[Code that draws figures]

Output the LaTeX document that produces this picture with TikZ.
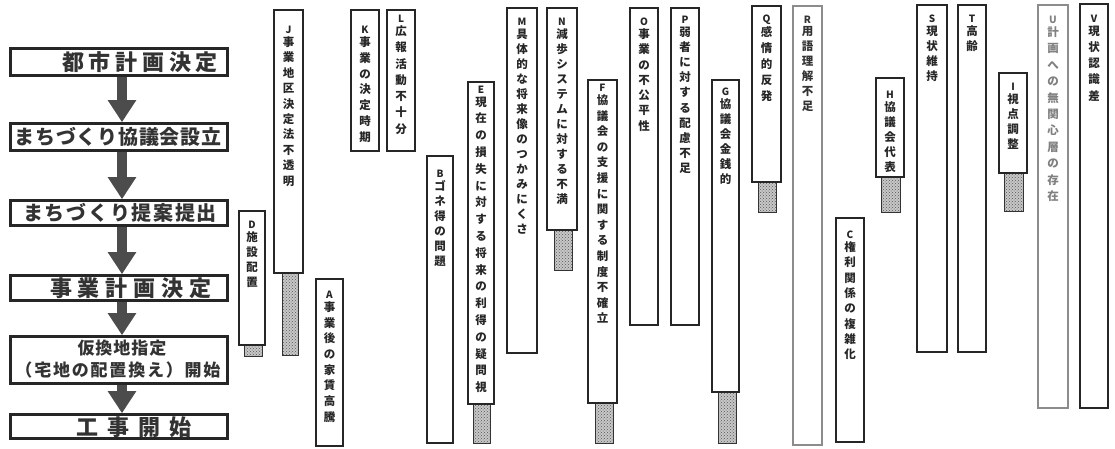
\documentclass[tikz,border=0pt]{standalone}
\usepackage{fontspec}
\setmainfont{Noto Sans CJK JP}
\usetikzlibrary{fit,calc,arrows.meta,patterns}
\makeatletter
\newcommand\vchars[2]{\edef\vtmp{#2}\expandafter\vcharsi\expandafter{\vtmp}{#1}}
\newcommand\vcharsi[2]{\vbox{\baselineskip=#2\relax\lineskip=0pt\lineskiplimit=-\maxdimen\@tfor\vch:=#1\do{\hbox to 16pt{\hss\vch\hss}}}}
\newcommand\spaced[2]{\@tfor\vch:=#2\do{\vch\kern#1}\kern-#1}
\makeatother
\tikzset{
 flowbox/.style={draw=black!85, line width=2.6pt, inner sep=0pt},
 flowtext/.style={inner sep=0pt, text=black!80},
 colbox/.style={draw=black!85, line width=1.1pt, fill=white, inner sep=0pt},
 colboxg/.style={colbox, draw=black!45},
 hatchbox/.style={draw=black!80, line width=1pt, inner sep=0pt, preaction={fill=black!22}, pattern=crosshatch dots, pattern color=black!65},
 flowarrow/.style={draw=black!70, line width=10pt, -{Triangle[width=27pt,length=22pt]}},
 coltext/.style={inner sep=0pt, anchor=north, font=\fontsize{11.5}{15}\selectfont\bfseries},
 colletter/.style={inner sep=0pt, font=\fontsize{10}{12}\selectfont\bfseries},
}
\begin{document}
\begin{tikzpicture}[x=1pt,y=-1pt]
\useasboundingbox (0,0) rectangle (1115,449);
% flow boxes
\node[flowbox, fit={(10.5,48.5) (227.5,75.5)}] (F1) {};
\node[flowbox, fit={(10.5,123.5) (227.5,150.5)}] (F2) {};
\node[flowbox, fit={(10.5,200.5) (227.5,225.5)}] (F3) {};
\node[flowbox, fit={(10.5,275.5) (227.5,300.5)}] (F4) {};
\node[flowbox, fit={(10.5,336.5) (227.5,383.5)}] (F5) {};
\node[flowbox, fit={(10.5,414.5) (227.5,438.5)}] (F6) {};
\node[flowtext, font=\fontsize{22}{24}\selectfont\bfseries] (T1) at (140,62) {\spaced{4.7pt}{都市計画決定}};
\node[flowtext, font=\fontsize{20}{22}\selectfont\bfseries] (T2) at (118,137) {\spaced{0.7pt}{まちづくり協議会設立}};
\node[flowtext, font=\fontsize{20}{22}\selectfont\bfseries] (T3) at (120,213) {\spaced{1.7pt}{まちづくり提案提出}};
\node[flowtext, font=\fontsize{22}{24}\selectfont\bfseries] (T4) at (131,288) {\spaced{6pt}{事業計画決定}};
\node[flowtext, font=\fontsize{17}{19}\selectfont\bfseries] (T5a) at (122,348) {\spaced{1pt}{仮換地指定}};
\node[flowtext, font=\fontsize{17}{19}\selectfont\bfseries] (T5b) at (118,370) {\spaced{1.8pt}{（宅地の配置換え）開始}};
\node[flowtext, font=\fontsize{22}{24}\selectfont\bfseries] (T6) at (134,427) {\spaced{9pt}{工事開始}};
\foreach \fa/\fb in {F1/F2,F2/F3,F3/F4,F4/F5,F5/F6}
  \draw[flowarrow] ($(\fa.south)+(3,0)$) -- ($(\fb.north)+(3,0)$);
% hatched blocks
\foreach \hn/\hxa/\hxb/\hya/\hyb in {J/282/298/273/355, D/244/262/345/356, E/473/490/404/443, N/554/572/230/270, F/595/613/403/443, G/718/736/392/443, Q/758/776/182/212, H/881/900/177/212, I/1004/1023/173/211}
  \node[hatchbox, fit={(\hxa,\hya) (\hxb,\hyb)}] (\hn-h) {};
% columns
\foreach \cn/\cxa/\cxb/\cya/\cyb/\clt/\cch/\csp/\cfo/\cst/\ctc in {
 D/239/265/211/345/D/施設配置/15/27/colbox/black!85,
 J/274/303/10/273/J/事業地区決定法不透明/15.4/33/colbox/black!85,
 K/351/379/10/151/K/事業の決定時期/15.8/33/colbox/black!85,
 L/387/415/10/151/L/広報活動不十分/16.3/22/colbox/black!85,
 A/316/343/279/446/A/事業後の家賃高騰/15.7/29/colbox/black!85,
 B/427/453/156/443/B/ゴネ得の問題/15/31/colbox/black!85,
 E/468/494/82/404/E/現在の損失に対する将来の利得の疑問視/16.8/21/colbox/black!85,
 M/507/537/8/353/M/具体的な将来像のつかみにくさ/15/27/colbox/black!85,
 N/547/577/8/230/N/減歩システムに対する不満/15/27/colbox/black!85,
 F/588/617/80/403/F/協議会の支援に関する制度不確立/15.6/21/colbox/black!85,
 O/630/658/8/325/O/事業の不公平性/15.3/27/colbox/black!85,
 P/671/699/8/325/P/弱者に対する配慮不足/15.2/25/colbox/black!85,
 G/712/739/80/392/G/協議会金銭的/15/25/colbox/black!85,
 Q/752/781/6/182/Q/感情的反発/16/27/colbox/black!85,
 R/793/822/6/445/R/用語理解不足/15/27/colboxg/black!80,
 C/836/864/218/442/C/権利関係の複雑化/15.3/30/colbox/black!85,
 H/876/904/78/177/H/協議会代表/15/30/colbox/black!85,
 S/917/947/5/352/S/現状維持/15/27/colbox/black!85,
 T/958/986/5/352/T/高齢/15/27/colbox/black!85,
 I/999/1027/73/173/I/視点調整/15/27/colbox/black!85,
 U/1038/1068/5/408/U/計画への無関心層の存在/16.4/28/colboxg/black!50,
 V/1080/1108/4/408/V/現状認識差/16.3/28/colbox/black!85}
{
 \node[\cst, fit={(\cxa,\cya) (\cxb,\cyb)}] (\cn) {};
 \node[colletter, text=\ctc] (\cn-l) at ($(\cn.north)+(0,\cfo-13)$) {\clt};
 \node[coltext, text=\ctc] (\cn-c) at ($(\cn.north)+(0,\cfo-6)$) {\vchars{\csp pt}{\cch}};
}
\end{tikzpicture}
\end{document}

* * *

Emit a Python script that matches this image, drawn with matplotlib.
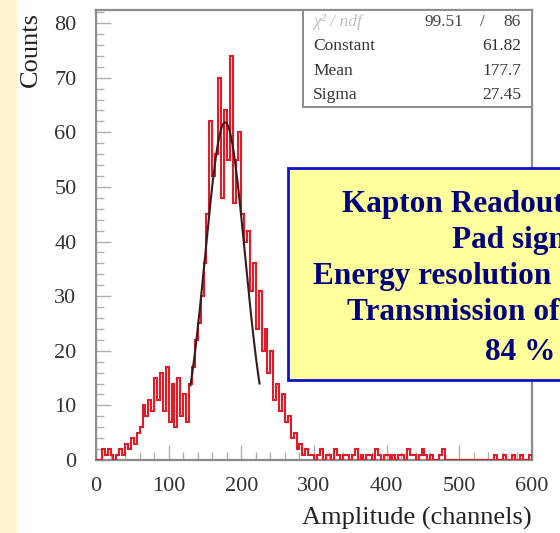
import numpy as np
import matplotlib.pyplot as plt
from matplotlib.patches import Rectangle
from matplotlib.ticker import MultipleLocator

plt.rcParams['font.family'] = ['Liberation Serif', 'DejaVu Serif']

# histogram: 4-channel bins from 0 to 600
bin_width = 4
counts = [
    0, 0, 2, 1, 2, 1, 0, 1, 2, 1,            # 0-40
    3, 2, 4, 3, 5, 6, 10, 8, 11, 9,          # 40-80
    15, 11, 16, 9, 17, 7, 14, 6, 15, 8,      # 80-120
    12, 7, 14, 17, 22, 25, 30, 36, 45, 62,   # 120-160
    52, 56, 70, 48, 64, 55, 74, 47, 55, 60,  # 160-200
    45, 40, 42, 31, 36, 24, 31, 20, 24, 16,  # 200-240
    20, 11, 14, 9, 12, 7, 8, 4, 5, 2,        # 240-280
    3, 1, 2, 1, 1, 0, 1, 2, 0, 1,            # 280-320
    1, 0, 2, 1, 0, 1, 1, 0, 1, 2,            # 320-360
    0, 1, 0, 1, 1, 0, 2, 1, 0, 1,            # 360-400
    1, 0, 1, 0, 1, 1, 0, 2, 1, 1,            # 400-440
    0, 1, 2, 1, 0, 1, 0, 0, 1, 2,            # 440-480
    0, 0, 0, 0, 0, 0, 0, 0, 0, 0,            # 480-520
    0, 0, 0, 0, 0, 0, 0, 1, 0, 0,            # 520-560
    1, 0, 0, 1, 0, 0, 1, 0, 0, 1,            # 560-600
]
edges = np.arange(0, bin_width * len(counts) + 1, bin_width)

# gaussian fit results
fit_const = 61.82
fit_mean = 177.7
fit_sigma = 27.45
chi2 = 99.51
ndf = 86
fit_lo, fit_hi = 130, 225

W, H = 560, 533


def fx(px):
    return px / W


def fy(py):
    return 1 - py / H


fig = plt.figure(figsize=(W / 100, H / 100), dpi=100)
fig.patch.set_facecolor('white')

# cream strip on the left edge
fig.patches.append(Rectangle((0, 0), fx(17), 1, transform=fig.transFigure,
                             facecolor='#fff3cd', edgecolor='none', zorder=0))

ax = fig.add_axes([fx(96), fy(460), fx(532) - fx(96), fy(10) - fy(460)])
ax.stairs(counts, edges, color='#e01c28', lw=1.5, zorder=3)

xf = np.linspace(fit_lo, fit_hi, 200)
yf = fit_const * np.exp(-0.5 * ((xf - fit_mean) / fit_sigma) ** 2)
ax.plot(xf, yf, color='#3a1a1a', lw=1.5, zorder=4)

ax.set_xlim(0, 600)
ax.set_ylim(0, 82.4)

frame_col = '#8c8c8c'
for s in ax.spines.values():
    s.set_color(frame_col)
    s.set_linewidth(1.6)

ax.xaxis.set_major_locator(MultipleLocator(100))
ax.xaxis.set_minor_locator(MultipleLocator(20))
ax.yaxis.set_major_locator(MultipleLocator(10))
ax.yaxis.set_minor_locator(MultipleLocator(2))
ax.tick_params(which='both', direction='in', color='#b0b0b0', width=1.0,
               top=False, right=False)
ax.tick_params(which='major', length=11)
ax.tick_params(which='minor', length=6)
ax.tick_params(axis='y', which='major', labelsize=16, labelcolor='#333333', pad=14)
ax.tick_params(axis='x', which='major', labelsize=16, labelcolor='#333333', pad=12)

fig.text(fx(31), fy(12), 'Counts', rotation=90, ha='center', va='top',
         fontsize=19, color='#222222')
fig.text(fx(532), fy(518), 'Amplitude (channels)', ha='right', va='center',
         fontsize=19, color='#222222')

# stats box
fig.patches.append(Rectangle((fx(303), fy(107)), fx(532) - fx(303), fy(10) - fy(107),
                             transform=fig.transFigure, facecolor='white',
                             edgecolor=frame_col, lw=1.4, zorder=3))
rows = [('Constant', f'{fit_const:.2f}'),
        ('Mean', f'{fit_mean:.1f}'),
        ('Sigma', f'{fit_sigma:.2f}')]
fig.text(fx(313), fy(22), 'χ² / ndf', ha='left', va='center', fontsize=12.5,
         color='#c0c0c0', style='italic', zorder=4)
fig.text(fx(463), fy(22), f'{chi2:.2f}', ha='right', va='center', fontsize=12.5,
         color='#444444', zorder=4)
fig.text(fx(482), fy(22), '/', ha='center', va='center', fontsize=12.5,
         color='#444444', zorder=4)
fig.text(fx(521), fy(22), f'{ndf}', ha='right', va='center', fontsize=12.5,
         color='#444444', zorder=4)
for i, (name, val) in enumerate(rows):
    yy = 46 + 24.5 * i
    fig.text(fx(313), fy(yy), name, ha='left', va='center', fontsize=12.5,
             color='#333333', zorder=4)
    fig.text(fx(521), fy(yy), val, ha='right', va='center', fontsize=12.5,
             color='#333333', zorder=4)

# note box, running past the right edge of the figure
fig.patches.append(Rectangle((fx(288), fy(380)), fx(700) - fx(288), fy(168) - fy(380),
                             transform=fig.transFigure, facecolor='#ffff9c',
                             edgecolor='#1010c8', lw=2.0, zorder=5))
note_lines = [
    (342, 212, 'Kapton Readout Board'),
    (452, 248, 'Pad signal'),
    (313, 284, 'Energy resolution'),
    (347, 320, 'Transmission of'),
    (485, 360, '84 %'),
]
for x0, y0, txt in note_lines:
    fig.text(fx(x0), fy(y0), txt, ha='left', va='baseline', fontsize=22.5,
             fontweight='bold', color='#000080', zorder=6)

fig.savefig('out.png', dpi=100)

---

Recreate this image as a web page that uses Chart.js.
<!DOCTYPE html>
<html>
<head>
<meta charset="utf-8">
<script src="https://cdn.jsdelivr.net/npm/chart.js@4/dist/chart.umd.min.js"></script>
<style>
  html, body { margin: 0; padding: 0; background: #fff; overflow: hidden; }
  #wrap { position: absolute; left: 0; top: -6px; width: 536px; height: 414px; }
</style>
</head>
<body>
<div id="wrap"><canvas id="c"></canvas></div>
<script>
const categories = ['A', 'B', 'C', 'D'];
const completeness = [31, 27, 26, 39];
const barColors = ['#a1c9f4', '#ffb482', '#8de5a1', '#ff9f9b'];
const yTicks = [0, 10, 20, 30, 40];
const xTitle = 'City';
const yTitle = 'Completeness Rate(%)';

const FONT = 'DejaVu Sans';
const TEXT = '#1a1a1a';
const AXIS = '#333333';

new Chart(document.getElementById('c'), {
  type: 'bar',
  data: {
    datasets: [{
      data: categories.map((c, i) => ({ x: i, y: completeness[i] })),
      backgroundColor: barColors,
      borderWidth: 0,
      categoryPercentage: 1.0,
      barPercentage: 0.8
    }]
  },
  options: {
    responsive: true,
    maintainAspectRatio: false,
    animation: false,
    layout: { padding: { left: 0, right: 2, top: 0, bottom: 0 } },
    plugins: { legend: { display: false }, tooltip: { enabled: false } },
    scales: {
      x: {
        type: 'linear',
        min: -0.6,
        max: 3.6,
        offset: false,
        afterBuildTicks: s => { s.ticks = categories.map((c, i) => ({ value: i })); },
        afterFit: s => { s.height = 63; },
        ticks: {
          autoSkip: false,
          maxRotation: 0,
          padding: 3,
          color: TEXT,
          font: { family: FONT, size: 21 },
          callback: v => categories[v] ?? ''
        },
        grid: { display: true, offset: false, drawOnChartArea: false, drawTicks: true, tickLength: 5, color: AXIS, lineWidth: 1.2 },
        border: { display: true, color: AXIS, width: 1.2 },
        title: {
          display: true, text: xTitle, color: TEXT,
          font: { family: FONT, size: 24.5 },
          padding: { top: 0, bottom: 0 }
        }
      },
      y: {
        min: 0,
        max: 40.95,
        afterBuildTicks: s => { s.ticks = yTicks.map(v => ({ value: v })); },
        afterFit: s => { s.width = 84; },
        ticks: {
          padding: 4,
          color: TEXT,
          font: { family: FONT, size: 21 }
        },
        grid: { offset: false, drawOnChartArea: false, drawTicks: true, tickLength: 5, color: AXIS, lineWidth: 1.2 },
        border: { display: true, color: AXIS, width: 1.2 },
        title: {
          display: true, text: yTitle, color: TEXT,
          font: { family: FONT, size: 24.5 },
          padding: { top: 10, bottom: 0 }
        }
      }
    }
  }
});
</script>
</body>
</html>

* Directive
Start with the line that includes "Emit a Python" and finish with the line that includes "plt.rcParams['font.family'] = ['Liberation": reproduce those lines exactly, nothing before or after, and omit any pictures.

* Reply to the task
Emit a Python script that matches this image, drawn with matplotlib.
import numpy as np
import matplotlib.pyplot as plt
from matplotlib.patches import Rectangle
from matplotlib.ticker import MultipleLocator

plt.rcParams['font.family'] = ['Liberation Serif', 'DejaVu Serif']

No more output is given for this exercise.